Place aux bonnes nouvelles comme la baisse du chômage. Place à de nouvelles promesses sur une possible cotisation extraordinaire des grandes entreprises pour financer les retraites, ou sur une grande concertation nationale sur le travail (ce que demande le syndicat réformiste CFDT). «Je veux réengager avec les partenaires sociaux. Pas de grandes discussions et de grand-messe. Il faut réfléchir au sens du travail.» Paroles, paroles…
Pari tenable?
Le pari est pris. Et l’on saura très vite s’il est tenable.

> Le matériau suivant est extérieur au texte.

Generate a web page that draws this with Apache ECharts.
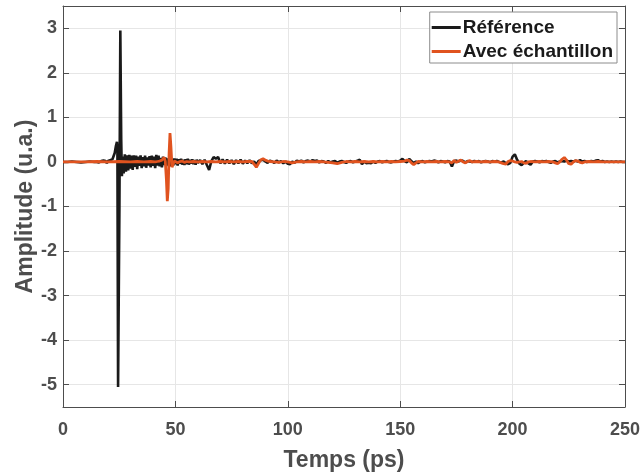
<!DOCTYPE html>
<html>
<head>
<meta charset="utf-8">
<script src="https://cdn.jsdelivr.net/npm/echarts@6/dist/echarts.min.js"></script>
<style>html,body{margin:0;padding:0;background:#fff;}#c{width:643px;height:472px;}</style>
</head>
<body>
<div id="c"></div>
<script>
// ---- data ----
const seriesNames = ['Référence', 'Avec échantillon'];
const xTicks = [0, 50, 100, 150, 200, 250];
const yTicks = [-5, -4, -3, -2, -1, 0, 1, 2, 3];

// Référence: [time (ps), amplitude (u.a.)]
const refTrace = [
[0,0],[2,0],[4,0.01],[6,0],[8,-0.01],[10,0],[12,0.01],[14,0],[15,0],[16,-0.01],
[17,0.02],[17.5,-0.02],[18,0.03],[18.5,-0.01],[19,0.02],[19.5,-0.03],[20,0.02],[20.5,-0.02],[21,0.04],[21.5,0],
[22,0.06],[22.5,0.1],[23,0.2],[23.5,0.35],[24,0.45],[24.2,0.3],[24.5,-5.05],[25.1,-1.0],[25.5,2.95],[25.9,0.5],
[26.2,-0.32],[26.6,0.12],[27,-0.26],[27.5,0.17],[28,-0.22],[28.5,0.15],[29,-0.19],[29.5,0.16],[30,-0.15],[30.5,0.14],
[31,-0.18],[31.5,0.15],[32,-0.11],[32.5,0.14],[33,-0.16],[33.5,0.12],[34,-0.09],[34.5,0.15],[35,-0.14],[35.5,0.11],
[36,-0.1],[36.5,0.14],[37,-0.13],[37.5,0.1],[38,-0.08],[38.5,0.13],[39,-0.12],[39.5,0.14],[40,-0.09],[40.5,0.12],
[41,-0.14],[41.5,0.16],[42,-0.08],[42.5,0.14],[43,-0.1],[43.5,0.09],[44,-0.12],[44.5,0.12],[45,-0.07],[45.5,0.1],
[46,-0.09],[46.5,0.08],[47,-0.06],[47.5,0.09],[48,-0.1],[48.5,0.06],[49,-0.08],[49.5,0.08],[50,-0.05],[50.5,0.07],
[51,-0.08],[51.5,0.06],[52,-0.04],[52.5,0.07],[53,-0.06],[53.5,0.05],[54,-0.07],[54.5,0.06],[55,-0.05],[55.5,0.07],
[56,-0.06],[56.5,0.05],[57,-0.04],[57.5,0.06],[58,-0.05],[58.5,0.04],[59,-0.06],[59.5,0.05],[60,-0.02],
[61,0.04],[62,-0.05],[63,0.05],[64,-0.07],[65,-0.18],[66,0.02],[67,0.11],[68,0.07],[69,0.11],[70,-0.03],
[71,0.06],[72,-0.04],[73,0.05],[74,-0.03],[75,0.04],[76,-0.05],[77,0.04],[78,-0.03],[79,0.05],[80,-0.04],
[81,0.03],[82,-0.03],[83,0.04],[84,-0.03],[85,0.01],[86,-0.06],[87,0.02],[88,0.04],[89,0.05],[90,0.01],
[91,-0.02],[92,0.03],[93,0.01],[94,-0.02],[95,0.03],[96,-0.01],[97,0.02],[98,-0.03],[99,0.01],[100,-0.04],
[101,-0.05],[102,0.01],[103,-0.02],[104,0.03],[105,0.01],[106,0.03],[107,-0.01],[108,0.02],[109,0.03],[110,0.01],
[111,0.04],[112,0.02],[113,0.03],[114,-0.01],[115,0.02],[116,0.01],[117,-0.02],[118,0.02],[119,-0.01],[120,0.01],
[121,0.02],[122,-0.02],[123,0.01],[124,0.02],[125,0],[126,-0.02],[127,0.01],[128,0.02],[129,-0.01],[130,0.01],
[131,0.03],[132,0.05],[133,-0.05],[134,0.01],[135,-0.03],[136,-0.02],[137,-0.03],[138,0.01],[139,-0.02],[140,0.01],
[141,0.02],[142,-0.01],[143,0.01],[144,0.02],[145,0],[146,-0.01],[147,0.01],[148,0.02],[149,0.01],[150,0.03],
[151,0.07],[152,0.02],[153,-0.01],[154,0.07],[155,0.02],[156,-0.03],[157,0.01],[158,-0.03],[159,0.01],[160,0.02],
[161,-0.01],[162,0.01],[163,0.02],[164,0.01],[165,0.03],[166,0.02],[167,-0.01],[168,0.02],[169,0.01],[170,-0.01],
[171,0.02],[172,0.01],[173,-0.1],[174,0.02],[175,0.03],[176,0.01],[177,0.04],[178,0.02],[179,-0.01],[180,0.02],
[181,0.01],[182,0],[183,0.02],[184,0.01],[185,0.02],[186,-0.01],[187,0.01],[188,0.02],[189,0.01],[190,-0.01],
[191,0.02],[192,0.01],[193,0.02],[194,0],[195,-0.01],[196,0.01],[197,-0.03],[198,-0.05],[199,-0.02],[200,0.12],
[201,0.17],[202,0.05],[203,-0.04],[204,-0.07],[205,-0.02],[206,0.02],[207,-0.03],[208,-0.06],[209,0.01],[210,0.02],
[211,0.01],[212,-0.01],[213,0.02],[214,0.01],[215,0.02],[216,0],[217,-0.02],[218,0.01],[219,0.02],[220,-0.01],
[221,0.01],[222,0.02],[223,0.01],[224,0.03],[225,0.01],[226,0.02],[227,0.01],[228,0.03],[229,0.01],[230,0.04],
[231,0.01],[232,0.02],[233,0],[234,0.01],[235,0.02],[236,0.01],[237,0.03],[238,0.04],[239,0.01],[240,0.02],
[241,0],[242,0.01],[243,0],[244,0.01],[245,0],[246,0.01],[247,0],[248,0.01],[249,0],[250,0]
];

// Avec échantillon: [time (ps), amplitude (u.a.)]
const sampleTrace = [
[0,0],[5,0],[10,0],[15,0.01],[20,0],[25,0.01],[30,0],[33,0.01],[36,0],[39,0.01],
[41,0],[42,0.01],[43,0.02],[44,0.04],[44.5,0.08],[45,0.1],[45.5,0.02],[46,-0.4],[46.4,-0.88],[46.8,-0.6],
[47.2,0.2],[47.6,0.65],[48,0.35],[48.5,-0.12],[49,-0.1],[49.5,0.02],[50,0.03],[51,-0.02],[52,0.01],[53,0.02],
[54,-0.01],[55,0.01],[56,0],[58,0.01],[60,0],[62,0.01],[64,0],[66,0.01],[68,0],[70,0.01],
[72,0],[74,0.01],[76,0],[78,0.01],[80,0],[82,0.01],[84,0.01],[85,-0.05],[86,-0.12],[87,-0.03],
[88,0.05],[89,0.07],[90,0.04],[91,0.02],[92,0.01],[94,0],[96,-0.01],[98,0.01],[100,0],[102,-0.02],
[104,0],[106,0.01],[108,0],[110,0.01],[112,0],[114,0.01],[116,0],[118,-0.01],[120,-0.02],[122,-0.04],
[124,-0.01],[126,0.01],[128,0],[130,0.01],[132,0],[134,0.01],[136,0],[138,0.01],[140,0],[142,0.01],
[144,0],[146,0.01],[148,0],[150,0.01],[152,0.02],[153,0.04],[154,0.03],[155,-0.02],[156,-0.06],[157,-0.02],
[158,0.01],[160,0],[162,0.01],[164,0],[166,0.01],[168,0],[170,0.01],[172,0],[173,-0.02],[174,0.03],
[175,-0.01],[176,0.02],[177,0.04],[178,0],[179,-0.02],[180,0.01],[181,0.03],[182,0],[184,0.01],[186,0],
[188,0.01],[190,0],[192,0.01],[194,0],[195,-0.02],[196,-0.04],[197,-0.05],[198,0.01],[199,0.03],[200,0.02],
[201,0],[202,-0.01],[204,0.01],[205,-0.02],[206,-0.03],[207,0],[208,0.01],[210,0],[212,0.01],[214,0],
[216,0.01],[218,0],[219,-0.02],[220,-0.04],[221,0],[222,0.06],[223,0.1],[224,0.04],[225,-0.04],[226,-0.05],
[227,0],[228,0.03],[229,0.02],[230,-0.01],[231,-0.02],[232,0],[234,0.01],[236,0],[238,0.01],[240,0],
[245,0],[250,0]
];

const chart = echarts.init(document.getElementById('c'), null, {renderer: 'canvas'});
const FONT = '"Liberation Sans", Arial, Helvetica, sans-serif';
const AX = '#4d4d4d';
const GRIDC = '#e6e6e6';

const option = {
  backgroundColor: '#ffffff',
  animation: false,
  grid: {left: 63, right: 18, top: 6, bottom: 65, containLabel: false, outerBoundsMode: 'none'},
  legend: {
    orient: 'vertical', right: 26, top: 12,
    data: seriesNames,
    icon: 'rect', itemWidth: 29, itemHeight: 3, itemGap: 5,
    padding: [6, 4, 2, 2],
    borderColor: '#8c8c8c', borderWidth: 1, backgroundColor: '#ffffff',
    textStyle: {fontFamily: FONT, fontWeight: 'bold', fontSize: 19, color: '#1a1a1a', lineHeight: 19, padding: [0,0,0,-3]}
  },
  xAxis: [{
    type: 'value', min: 0, max: 250, interval: 50,
    name: 'Temps (ps)', nameLocation: 'middle', nameGap: 42, nameMoveOverlap: false,
    nameTextStyle: {fontFamily: FONT, fontWeight: 'bold', fontSize: 23, color: AX},
    axisLine: {show: true, onZero: false, lineStyle: {color: AX, width: 1}},
    axisTick: {show: true, inside: true, length: 6, lineStyle: {color: AX}},
    axisLabel: {fontFamily: FONT, fontWeight: 'bold', fontSize: 18, color: AX, margin: 14},
    splitLine: {show: true, lineStyle: {color: GRIDC, width: 1}}
  }, {
    type: 'value', min: 0, max: 250, interval: 50, position: 'top',
    axisLine: {show: true, onZero: false, lineStyle: {color: AX, width: 1}},
    axisTick: {show: true, inside: true, length: 6, lineStyle: {color: AX}},
    axisLabel: {show: false}, splitLine: {show: false}
  }],
  yAxis: [{
    type: 'value', min: -5.5, max: 3.5,
    name: 'Amplitude (u.a.)', nameLocation: 'middle', nameGap: 26, nameMoveOverlap: false,
    nameTextStyle: {fontFamily: FONT, fontWeight: 'bold', fontSize: 23, color: AX},
    axisLine: {show: true, onZero: false, lineStyle: {color: AX, width: 1}},
    axisTick: {show: true, inside: true, length: 6, customValues: yTicks, lineStyle: {color: AX}},
    axisLabel: {fontFamily: FONT, fontWeight: 'bold', fontSize: 18, color: AX, margin: 6, customValues: yTicks},
    splitLine: {show: true, lineStyle: {color: GRIDC, width: 1}}
  }, {
    type: 'value', min: -5.5, max: 3.5, position: 'right',
    axisLine: {show: true, onZero: false, lineStyle: {color: AX, width: 1}},
    axisTick: {show: true, inside: true, length: 6, customValues: yTicks, lineStyle: {color: AX}},
    axisLabel: {show: false}, splitLine: {show: false}
  }],
  series: [{
    name: seriesNames[0], type: 'line', data: refTrace, showSymbol: false, symbol: 'none',
    lineStyle: {color: '#1a1a1a', width: 2.6}, itemStyle: {color: '#1a1a1a'}, z: 2
  }, {
    name: seriesNames[1], type: 'line', data: sampleTrace, showSymbol: false, symbol: 'none',
    lineStyle: {color: '#e0531f', width: 2.8}, itemStyle: {color: '#e0531f'}, z: 3
  }]
};
chart.setOption(option);
</script>
</body>
</html>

Celui d’un retour rapide à «l’ordre républicain», érigé en pilier de ce mandat présidentiel. Comme si la violence sociale de ces dernières semaines allait s’évaporer. Comme s’il était possible de trouver une majorité, autour des prochains textes de lois, avec la majeure partie des élus de droite qui ont refusé de s’associer à la motion de censure. «Nous n’avons pas le droit à l’arrêt et à l’immobilisme», a asséné Emmanuel Macron, avant d’ajouter: «On va continuer la marche forcée. J’ai le sens de la démocratie et du mandat.»
La pédagogie reste lacunaire. Aucune référence par exemple au risque de décrochage financier de la France dont la dette publique approche les 3000 milliards d’euros. Aucune mention des marchés financiers qui guettent à juste titre le pays. Juste un graphique de comparaison avec les voisins européens.
Emmanuel Macron, on s’en souvient, avait déclaré, bravache, «qu’ils viennent me chercher» lors de l’affaire Benalla (son ancien collaborateur pris en flagrant délit de mettre un manifestant à terre) en juillet 2018. Cinq ans plus tard, les mots ne sont pas prononcés. Mais la tonalité est la même. «Je ne vis pas de regrets, mais de volonté et de ténacité», a-t-il conclu à la télévision. Le bras de fer avec ses opposants les plus virulents est loin, très loin d’être achevé. Quoiqu’il en coûte pour le pays.